— Begin PROVIDED RECORDS —

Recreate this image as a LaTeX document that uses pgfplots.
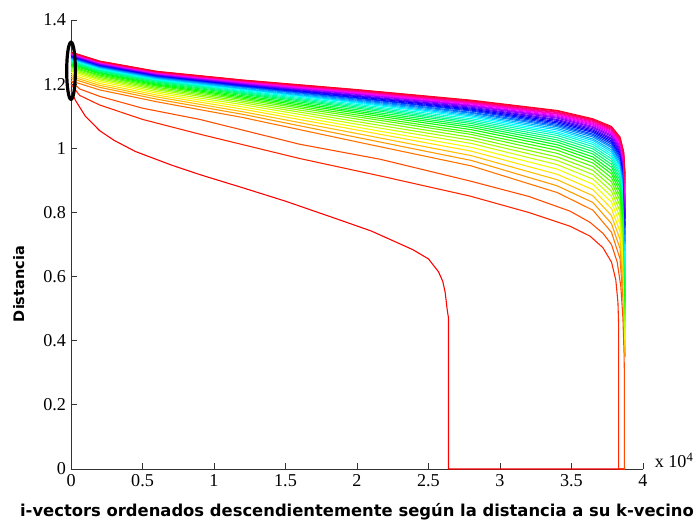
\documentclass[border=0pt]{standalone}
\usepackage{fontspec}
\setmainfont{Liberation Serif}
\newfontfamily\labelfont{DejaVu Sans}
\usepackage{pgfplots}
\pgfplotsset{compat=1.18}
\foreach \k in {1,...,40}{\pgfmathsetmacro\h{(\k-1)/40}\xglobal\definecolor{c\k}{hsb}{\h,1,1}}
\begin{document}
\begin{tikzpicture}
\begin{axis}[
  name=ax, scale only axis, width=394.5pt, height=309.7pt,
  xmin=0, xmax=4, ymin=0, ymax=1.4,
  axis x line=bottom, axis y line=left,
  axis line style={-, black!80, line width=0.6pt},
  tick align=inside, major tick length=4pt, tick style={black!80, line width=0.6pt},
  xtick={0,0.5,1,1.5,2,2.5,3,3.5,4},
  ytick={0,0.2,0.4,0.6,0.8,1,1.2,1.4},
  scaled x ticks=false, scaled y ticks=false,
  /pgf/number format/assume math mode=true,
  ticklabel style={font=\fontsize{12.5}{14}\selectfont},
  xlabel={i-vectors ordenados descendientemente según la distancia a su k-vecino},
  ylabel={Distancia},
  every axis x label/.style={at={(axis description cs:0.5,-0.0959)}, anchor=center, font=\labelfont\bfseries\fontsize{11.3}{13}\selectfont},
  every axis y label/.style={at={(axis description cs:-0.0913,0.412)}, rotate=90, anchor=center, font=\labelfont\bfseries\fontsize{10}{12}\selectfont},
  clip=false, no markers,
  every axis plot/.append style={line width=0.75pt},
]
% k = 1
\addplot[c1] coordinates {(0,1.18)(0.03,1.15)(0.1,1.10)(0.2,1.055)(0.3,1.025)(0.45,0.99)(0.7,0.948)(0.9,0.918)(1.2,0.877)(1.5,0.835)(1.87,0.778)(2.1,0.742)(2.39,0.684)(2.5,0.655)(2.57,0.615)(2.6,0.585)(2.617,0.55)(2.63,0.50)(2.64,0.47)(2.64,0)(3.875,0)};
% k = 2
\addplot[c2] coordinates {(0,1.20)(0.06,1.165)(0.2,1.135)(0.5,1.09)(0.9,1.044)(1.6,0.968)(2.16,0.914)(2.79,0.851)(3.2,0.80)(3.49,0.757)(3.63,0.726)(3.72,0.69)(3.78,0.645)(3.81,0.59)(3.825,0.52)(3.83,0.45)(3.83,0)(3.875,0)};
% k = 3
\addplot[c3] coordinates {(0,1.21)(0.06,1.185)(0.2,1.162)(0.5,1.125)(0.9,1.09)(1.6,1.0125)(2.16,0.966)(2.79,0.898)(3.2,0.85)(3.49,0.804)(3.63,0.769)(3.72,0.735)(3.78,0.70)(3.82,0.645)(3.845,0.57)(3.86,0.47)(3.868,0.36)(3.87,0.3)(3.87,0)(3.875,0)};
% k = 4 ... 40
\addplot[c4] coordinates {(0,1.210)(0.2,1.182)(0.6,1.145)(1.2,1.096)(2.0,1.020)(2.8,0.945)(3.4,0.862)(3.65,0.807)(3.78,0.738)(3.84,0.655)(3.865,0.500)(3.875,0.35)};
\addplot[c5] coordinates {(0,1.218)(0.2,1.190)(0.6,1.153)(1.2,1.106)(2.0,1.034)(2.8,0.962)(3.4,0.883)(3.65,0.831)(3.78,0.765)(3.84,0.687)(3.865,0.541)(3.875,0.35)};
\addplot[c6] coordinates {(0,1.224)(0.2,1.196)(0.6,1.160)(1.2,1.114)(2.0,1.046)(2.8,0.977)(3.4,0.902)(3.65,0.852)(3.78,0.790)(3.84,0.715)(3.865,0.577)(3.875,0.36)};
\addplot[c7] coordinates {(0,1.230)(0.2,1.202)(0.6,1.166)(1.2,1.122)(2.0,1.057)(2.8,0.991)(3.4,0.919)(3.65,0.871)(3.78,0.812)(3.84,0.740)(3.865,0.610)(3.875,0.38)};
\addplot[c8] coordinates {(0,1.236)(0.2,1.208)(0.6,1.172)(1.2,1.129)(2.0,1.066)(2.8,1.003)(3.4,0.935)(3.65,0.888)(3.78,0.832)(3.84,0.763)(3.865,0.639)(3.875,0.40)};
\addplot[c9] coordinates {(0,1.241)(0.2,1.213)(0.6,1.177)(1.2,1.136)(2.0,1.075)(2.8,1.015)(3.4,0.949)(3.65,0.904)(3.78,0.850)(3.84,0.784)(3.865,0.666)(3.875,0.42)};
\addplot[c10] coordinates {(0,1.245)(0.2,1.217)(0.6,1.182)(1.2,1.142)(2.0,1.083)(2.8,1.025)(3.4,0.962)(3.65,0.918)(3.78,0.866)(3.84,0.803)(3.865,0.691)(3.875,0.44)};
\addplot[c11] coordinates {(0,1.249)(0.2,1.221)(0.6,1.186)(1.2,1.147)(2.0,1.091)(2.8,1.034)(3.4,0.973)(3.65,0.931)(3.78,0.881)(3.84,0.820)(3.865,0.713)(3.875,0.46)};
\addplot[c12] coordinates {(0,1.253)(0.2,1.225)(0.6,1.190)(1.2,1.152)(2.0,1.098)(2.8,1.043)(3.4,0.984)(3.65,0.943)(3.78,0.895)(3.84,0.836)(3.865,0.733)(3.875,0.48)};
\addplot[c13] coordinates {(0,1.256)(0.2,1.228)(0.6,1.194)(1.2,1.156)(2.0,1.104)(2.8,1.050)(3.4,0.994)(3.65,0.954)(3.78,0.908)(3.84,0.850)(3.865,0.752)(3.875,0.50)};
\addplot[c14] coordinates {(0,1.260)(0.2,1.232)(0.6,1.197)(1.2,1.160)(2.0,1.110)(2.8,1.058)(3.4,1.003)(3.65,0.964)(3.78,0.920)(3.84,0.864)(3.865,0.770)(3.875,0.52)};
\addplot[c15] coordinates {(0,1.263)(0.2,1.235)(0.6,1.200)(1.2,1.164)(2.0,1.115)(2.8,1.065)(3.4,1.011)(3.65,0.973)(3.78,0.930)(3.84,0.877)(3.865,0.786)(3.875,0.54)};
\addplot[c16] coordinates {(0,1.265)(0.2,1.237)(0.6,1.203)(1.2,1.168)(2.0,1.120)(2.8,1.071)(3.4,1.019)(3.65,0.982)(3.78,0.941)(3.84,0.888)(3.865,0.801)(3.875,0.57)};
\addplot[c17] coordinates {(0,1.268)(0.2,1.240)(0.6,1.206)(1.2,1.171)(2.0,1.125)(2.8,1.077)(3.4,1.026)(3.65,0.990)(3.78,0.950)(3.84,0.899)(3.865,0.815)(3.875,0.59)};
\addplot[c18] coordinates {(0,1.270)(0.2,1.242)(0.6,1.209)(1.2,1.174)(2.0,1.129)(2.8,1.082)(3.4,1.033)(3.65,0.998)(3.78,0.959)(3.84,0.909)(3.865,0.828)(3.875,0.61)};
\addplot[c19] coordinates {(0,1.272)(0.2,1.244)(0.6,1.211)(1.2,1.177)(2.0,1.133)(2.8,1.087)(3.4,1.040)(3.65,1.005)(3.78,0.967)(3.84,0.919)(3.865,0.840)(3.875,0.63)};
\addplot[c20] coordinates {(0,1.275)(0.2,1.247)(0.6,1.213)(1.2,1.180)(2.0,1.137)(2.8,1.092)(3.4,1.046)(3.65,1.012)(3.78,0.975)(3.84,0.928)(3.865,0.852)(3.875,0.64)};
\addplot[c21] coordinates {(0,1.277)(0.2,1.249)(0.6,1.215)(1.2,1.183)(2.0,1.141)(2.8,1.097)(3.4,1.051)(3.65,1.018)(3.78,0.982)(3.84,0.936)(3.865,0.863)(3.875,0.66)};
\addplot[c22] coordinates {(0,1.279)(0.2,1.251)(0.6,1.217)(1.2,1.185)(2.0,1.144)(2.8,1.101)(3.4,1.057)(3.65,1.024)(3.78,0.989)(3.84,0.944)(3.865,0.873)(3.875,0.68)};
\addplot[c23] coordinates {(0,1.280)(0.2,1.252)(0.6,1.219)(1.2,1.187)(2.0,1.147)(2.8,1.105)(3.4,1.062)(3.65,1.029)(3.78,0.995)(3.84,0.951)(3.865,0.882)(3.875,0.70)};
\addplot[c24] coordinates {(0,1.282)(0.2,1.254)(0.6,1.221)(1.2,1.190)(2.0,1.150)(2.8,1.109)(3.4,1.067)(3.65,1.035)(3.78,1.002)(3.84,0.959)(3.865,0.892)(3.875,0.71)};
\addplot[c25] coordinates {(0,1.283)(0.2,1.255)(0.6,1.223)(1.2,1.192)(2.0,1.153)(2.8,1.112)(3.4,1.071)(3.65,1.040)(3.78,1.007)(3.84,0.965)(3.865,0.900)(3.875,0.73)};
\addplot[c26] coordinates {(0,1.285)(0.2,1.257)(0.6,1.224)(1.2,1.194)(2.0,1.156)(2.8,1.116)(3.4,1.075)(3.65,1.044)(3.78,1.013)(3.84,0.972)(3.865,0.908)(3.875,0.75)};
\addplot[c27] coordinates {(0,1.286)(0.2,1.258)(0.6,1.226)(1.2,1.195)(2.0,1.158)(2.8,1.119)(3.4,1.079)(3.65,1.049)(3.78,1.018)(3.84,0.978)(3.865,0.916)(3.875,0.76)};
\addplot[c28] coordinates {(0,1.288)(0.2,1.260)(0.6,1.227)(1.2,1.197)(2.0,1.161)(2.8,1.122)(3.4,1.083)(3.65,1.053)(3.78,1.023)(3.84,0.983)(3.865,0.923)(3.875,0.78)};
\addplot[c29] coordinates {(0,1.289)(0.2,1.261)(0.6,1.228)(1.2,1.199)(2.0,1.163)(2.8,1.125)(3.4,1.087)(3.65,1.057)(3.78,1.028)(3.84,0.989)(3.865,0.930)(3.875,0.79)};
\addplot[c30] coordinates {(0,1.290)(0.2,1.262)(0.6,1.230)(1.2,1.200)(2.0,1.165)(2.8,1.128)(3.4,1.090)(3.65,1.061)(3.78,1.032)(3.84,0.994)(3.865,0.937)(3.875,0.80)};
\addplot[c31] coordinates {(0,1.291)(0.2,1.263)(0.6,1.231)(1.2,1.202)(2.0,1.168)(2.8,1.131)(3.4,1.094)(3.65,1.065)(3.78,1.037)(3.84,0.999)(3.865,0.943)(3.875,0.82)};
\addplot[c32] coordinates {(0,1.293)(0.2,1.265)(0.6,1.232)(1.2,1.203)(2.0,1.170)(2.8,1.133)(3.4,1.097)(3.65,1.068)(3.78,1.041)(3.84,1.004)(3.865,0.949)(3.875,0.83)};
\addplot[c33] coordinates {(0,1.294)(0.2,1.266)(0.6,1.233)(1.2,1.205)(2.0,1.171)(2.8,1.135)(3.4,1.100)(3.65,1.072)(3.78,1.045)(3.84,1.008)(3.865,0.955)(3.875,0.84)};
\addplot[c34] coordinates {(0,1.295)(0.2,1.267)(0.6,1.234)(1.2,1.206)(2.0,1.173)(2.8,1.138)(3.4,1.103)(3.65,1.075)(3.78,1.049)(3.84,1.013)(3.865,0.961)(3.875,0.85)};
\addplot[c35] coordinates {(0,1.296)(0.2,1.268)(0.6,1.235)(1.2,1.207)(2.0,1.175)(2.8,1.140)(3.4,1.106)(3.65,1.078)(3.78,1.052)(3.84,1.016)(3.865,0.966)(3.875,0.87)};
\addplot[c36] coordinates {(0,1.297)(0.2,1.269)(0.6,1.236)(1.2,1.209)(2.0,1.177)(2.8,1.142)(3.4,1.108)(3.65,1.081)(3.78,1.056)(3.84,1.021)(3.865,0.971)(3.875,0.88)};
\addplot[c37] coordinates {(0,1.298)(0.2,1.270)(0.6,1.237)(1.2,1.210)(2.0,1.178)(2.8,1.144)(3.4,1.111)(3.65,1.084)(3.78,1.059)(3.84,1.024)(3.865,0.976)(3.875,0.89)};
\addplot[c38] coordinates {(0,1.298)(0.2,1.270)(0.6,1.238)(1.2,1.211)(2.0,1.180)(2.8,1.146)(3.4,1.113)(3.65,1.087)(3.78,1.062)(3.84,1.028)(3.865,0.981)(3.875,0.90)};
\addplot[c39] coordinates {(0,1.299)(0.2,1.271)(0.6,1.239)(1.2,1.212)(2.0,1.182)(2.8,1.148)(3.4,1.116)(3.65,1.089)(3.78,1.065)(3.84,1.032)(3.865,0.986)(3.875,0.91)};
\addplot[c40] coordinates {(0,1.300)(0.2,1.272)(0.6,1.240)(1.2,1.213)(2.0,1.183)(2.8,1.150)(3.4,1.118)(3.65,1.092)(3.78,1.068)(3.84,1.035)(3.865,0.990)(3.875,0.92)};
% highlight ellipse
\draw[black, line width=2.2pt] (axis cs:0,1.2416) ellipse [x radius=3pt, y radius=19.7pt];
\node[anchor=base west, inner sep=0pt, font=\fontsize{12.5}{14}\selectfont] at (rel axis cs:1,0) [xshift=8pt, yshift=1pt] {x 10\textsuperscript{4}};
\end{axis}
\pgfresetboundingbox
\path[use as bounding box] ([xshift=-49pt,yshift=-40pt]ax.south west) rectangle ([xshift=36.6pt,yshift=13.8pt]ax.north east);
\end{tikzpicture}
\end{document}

— End PROVIDED RECORDS —
— Begin PROVIDED RECORDS —

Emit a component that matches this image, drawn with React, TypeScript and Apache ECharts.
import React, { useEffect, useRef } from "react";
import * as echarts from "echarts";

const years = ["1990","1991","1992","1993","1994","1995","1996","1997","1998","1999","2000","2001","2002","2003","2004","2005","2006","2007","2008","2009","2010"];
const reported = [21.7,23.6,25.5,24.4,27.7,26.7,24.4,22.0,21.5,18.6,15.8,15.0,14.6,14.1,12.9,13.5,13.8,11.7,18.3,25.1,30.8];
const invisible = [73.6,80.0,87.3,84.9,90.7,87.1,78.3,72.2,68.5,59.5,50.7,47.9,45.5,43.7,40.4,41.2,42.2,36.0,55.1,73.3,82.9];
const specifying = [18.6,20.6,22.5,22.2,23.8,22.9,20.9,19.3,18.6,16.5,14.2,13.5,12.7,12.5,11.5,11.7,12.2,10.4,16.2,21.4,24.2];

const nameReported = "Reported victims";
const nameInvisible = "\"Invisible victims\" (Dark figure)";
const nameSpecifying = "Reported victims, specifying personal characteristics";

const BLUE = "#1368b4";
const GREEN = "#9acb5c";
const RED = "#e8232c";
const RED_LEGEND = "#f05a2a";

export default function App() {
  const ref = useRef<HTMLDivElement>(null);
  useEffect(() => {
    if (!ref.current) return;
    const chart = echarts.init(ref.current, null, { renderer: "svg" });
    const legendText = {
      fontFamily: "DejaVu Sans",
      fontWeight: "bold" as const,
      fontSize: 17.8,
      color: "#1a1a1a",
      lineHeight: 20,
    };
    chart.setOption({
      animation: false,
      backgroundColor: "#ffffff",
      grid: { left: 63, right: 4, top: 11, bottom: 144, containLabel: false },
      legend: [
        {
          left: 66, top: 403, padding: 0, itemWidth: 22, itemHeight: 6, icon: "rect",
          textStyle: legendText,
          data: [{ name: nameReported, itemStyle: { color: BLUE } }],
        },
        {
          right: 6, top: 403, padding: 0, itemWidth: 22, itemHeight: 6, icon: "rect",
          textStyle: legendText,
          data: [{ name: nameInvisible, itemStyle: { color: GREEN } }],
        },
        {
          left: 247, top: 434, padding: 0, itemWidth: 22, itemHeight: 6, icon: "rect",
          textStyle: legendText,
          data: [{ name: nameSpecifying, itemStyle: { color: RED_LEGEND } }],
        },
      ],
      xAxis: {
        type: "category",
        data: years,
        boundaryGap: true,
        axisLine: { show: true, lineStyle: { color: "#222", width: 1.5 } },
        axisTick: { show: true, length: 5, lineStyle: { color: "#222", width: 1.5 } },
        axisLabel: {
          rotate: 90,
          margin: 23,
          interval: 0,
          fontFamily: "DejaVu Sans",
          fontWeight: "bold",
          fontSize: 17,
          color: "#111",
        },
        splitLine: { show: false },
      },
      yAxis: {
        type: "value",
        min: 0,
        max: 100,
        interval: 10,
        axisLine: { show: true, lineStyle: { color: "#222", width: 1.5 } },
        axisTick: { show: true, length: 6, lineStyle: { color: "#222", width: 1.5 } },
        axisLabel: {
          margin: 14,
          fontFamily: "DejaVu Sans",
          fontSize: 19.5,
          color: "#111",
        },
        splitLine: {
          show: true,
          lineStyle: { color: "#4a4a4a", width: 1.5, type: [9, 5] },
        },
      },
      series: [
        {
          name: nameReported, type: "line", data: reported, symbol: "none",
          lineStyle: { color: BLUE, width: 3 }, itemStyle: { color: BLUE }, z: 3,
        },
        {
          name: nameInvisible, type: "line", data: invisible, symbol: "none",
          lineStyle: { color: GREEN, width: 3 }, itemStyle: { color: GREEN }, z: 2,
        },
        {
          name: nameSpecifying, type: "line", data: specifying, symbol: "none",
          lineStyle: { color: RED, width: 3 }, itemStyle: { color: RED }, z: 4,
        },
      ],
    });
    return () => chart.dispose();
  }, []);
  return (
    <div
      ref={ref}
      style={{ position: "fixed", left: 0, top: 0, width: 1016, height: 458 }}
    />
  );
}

— End PROVIDED RECORDS —
— Begin PROVIDED RECORDS —

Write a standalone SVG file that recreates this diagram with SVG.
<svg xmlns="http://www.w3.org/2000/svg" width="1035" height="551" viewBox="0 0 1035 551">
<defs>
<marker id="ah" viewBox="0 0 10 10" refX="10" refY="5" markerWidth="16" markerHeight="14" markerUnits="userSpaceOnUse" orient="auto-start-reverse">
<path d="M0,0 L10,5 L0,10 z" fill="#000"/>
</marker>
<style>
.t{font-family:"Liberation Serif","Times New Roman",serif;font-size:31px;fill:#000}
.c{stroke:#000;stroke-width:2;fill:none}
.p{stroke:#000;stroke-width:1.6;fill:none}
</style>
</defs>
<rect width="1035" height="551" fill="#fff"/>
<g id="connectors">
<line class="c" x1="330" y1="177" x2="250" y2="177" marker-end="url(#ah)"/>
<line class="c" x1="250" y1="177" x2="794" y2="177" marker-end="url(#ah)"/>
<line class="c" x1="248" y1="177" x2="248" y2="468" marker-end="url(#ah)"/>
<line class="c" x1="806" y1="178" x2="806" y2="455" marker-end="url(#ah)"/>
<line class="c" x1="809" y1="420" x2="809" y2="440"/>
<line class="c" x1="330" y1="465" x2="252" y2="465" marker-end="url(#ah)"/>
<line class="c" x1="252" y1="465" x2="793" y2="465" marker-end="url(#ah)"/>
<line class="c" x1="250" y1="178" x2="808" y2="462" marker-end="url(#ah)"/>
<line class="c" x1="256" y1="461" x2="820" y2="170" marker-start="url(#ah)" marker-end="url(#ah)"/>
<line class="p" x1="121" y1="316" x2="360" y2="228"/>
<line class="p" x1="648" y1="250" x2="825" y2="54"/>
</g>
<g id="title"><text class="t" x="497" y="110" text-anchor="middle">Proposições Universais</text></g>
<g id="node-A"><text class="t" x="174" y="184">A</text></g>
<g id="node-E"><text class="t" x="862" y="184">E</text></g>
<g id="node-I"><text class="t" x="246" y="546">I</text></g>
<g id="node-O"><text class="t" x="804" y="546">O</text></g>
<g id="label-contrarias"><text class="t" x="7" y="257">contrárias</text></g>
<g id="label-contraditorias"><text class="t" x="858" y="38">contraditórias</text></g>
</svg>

— End PROVIDED RECORDS —

▸ REQUIREMENTS
Take the lines from the line with "Emit a component" through the line with "import * as", both ends included, and give them again exactly, with nothing else.

▸ TASK SOLUTION
Emit a component that matches this image, drawn with React, TypeScript and Apache ECharts.
import React, { useEffect, useRef } from "react";
import * as echarts from "echarts";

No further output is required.